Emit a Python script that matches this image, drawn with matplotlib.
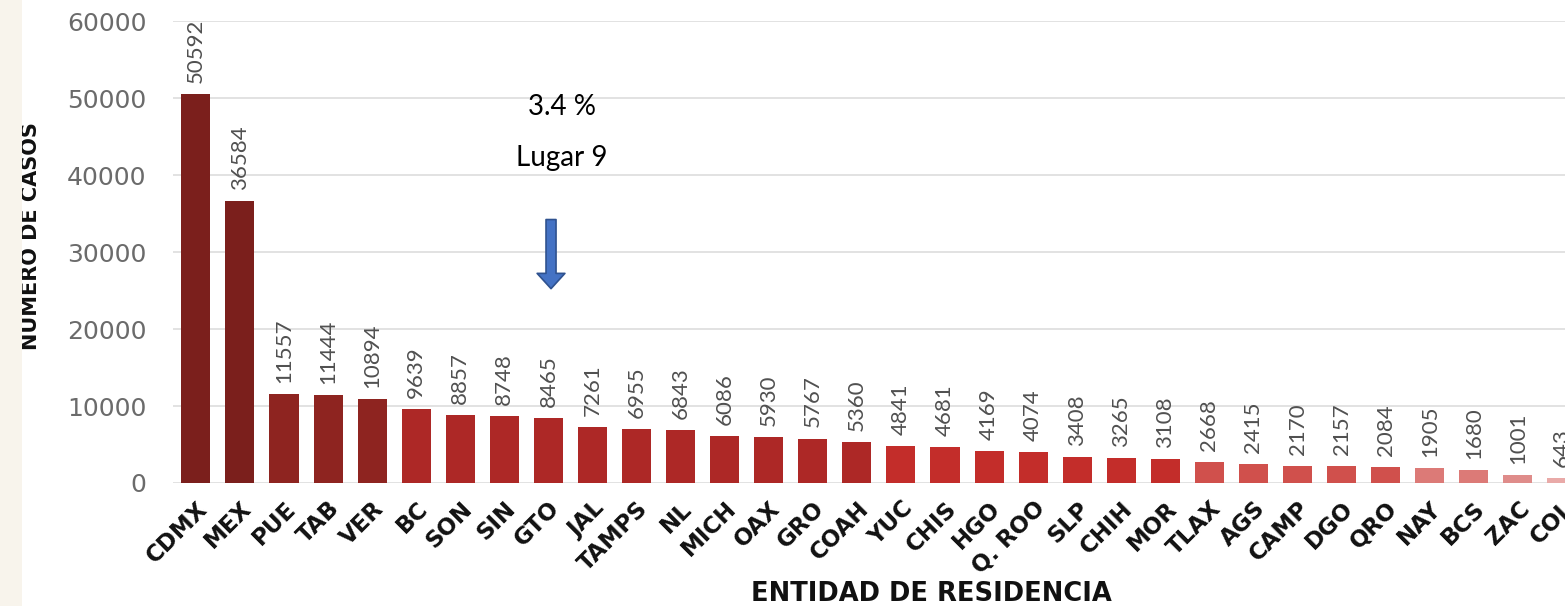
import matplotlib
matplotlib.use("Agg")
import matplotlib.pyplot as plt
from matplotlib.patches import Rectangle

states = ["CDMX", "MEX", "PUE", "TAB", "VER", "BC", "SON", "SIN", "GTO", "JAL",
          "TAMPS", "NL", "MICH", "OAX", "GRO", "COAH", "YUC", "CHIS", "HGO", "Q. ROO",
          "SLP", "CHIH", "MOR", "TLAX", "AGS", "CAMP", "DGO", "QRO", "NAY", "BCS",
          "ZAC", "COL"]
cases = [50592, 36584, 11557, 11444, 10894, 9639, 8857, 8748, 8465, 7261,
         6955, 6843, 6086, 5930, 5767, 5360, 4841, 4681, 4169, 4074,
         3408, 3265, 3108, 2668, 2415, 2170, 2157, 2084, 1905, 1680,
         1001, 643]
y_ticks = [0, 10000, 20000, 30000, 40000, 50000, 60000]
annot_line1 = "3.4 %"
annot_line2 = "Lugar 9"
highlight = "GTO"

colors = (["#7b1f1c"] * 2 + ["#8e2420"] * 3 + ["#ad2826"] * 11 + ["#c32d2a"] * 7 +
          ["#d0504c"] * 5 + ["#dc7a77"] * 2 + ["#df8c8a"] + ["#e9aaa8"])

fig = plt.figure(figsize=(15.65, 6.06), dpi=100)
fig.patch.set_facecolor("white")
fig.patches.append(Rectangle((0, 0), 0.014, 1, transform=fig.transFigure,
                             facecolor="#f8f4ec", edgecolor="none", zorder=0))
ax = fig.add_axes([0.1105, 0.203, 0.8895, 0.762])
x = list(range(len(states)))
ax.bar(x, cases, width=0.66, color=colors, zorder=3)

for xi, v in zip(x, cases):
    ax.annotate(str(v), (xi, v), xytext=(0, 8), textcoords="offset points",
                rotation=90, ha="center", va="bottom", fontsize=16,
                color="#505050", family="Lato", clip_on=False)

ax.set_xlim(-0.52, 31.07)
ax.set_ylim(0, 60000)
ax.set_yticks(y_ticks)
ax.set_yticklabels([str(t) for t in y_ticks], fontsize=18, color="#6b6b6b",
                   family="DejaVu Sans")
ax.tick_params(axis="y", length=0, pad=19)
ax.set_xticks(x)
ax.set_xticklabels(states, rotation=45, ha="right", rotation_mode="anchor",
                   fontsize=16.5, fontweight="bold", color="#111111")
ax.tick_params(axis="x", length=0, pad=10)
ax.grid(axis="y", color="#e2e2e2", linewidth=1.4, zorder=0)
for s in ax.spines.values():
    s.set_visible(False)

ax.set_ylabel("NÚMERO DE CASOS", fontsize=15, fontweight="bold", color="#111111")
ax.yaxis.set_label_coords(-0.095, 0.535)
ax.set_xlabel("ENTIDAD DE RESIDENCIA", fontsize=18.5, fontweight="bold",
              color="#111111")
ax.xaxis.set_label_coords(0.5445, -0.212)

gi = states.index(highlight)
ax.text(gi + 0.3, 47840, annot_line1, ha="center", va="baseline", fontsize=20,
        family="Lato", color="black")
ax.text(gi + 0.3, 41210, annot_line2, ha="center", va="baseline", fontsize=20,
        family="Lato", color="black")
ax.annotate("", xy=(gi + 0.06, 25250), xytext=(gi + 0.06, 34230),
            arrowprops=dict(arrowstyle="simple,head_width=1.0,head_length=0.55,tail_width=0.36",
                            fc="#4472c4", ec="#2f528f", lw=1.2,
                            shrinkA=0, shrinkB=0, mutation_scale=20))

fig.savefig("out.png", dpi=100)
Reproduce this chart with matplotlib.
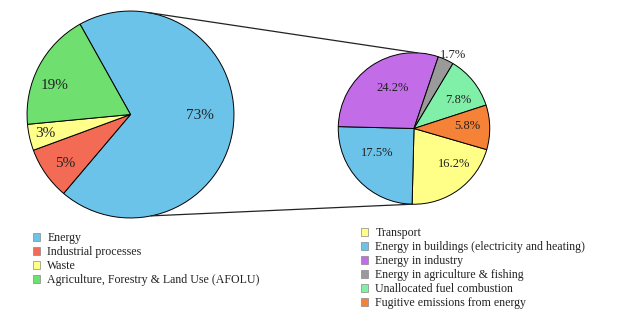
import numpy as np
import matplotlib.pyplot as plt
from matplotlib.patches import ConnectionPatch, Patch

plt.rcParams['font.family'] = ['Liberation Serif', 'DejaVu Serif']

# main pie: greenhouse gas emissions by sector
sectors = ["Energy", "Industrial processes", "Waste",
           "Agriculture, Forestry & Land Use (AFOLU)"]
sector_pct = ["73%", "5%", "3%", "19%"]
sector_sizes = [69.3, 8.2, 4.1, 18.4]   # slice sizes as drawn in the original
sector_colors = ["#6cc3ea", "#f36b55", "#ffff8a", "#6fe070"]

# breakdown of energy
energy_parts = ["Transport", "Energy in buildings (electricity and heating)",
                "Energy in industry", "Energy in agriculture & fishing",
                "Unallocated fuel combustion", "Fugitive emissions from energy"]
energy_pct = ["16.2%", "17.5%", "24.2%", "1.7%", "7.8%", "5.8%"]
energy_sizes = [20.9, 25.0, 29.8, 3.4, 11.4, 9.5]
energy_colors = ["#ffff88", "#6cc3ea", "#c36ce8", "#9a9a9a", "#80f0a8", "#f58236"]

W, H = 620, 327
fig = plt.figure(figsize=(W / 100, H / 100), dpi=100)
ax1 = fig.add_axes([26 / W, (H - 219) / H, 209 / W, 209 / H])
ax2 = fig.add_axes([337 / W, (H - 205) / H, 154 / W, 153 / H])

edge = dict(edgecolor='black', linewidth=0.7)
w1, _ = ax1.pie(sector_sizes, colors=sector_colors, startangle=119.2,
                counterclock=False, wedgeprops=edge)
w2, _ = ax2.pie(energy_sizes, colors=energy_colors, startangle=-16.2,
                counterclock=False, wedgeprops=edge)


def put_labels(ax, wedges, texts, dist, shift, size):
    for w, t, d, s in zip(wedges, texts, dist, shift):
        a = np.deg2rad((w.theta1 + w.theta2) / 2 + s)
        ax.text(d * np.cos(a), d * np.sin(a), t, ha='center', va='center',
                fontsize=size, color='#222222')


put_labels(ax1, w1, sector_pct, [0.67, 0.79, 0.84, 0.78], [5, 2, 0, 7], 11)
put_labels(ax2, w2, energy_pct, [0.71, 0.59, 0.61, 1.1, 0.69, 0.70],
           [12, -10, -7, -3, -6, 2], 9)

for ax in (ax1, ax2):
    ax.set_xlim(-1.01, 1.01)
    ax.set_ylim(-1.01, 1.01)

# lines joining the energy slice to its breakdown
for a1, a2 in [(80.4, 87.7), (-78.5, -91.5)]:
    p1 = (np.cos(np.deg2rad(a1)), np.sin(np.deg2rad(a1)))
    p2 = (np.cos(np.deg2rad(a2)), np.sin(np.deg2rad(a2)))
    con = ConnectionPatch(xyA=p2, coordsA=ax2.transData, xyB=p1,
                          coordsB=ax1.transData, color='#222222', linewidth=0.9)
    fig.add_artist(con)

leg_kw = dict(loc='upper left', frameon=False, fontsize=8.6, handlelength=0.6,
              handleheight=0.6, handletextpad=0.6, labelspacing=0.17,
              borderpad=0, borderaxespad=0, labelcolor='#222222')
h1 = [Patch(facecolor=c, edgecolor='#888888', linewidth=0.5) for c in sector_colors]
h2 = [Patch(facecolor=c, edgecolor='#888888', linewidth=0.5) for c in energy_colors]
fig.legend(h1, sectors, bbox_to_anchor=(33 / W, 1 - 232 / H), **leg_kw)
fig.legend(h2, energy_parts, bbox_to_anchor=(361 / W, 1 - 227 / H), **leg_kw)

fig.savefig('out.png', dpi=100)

▬▬▬▬▬▬▬▬▬▬

### [Work to complete]
In the listing above, locate each line with "matplotlib" and copy it.

### [Full answer]
Emit a Python script that matches this image, drawn with matplotlib.
import matplotlib
matplotlib.use("Agg")
import matplotlib.pyplot as plt
from matplotlib.patches import Rectangle
Reproduce this chart with matplotlib.
import matplotlib.pyplot as plt
from matplotlib.patches import ConnectionPatch, Patch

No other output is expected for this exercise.